Task objective ▸ Only the lines from the start of the data below through the line that contains "XAxis, YAxis, ErrorBar" are to be copied, exactly and without pictures.

☆ ☆ ☆

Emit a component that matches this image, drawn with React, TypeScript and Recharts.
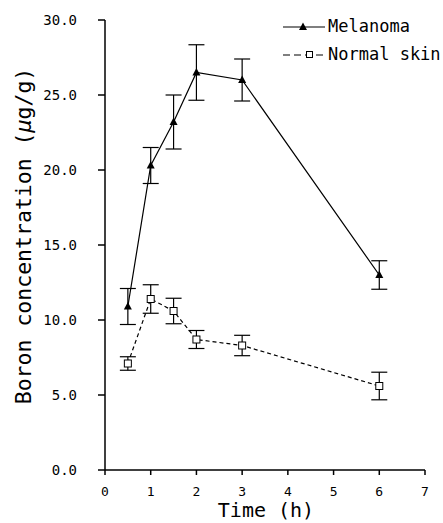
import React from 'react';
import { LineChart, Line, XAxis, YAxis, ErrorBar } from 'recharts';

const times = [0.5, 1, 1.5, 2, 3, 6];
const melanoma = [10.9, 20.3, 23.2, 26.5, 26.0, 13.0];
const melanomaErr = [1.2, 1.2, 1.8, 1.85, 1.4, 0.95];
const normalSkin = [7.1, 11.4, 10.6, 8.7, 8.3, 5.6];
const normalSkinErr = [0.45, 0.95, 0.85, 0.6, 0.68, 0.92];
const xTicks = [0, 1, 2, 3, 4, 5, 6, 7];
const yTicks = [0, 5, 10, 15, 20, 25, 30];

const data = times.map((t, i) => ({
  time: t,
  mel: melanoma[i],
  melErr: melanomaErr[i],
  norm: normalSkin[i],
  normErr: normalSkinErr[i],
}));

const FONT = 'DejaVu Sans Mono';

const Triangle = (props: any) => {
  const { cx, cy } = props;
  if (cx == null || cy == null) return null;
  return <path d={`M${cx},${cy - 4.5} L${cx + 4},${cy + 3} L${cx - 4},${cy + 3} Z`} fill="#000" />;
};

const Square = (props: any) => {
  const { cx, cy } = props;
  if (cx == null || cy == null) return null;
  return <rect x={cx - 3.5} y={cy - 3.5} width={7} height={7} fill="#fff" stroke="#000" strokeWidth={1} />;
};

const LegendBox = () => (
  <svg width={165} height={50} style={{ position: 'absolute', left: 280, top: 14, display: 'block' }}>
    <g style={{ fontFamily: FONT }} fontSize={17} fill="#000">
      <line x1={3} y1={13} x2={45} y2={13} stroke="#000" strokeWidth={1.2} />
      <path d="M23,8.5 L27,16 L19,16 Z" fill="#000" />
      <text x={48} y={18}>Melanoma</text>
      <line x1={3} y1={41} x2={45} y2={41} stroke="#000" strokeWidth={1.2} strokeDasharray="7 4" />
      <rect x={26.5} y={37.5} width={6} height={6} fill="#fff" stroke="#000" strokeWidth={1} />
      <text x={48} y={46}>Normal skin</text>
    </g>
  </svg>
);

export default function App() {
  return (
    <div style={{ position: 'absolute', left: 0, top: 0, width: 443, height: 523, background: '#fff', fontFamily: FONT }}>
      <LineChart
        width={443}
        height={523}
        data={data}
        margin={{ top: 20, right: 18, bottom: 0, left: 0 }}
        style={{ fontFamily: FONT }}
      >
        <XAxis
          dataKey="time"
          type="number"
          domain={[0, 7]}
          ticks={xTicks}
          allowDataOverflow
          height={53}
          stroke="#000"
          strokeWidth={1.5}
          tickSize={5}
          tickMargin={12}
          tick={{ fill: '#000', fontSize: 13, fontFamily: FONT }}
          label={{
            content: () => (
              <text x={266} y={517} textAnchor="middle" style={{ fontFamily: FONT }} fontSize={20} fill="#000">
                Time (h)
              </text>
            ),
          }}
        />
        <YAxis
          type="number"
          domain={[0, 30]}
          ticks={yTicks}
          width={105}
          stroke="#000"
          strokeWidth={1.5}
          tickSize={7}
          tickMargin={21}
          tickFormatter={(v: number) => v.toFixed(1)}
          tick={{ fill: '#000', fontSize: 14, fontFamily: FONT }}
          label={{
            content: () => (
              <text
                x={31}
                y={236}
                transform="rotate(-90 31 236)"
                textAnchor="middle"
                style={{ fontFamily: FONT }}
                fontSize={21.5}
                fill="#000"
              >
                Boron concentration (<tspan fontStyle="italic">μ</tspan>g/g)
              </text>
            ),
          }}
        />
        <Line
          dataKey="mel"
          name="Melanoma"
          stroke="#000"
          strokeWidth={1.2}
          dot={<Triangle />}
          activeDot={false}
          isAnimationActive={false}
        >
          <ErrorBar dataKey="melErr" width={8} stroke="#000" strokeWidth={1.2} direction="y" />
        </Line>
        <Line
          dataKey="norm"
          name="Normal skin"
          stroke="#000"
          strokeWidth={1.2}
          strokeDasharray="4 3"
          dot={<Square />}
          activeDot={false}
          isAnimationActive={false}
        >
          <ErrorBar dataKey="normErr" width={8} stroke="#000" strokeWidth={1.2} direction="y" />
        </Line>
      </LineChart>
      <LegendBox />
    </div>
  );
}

☆ ☆ ☆

Response below ▸
Emit a component that matches this image, drawn with React, TypeScript and Recharts.
import React from 'react';
import { LineChart, Line, XAxis, YAxis, ErrorBar } from 'recharts';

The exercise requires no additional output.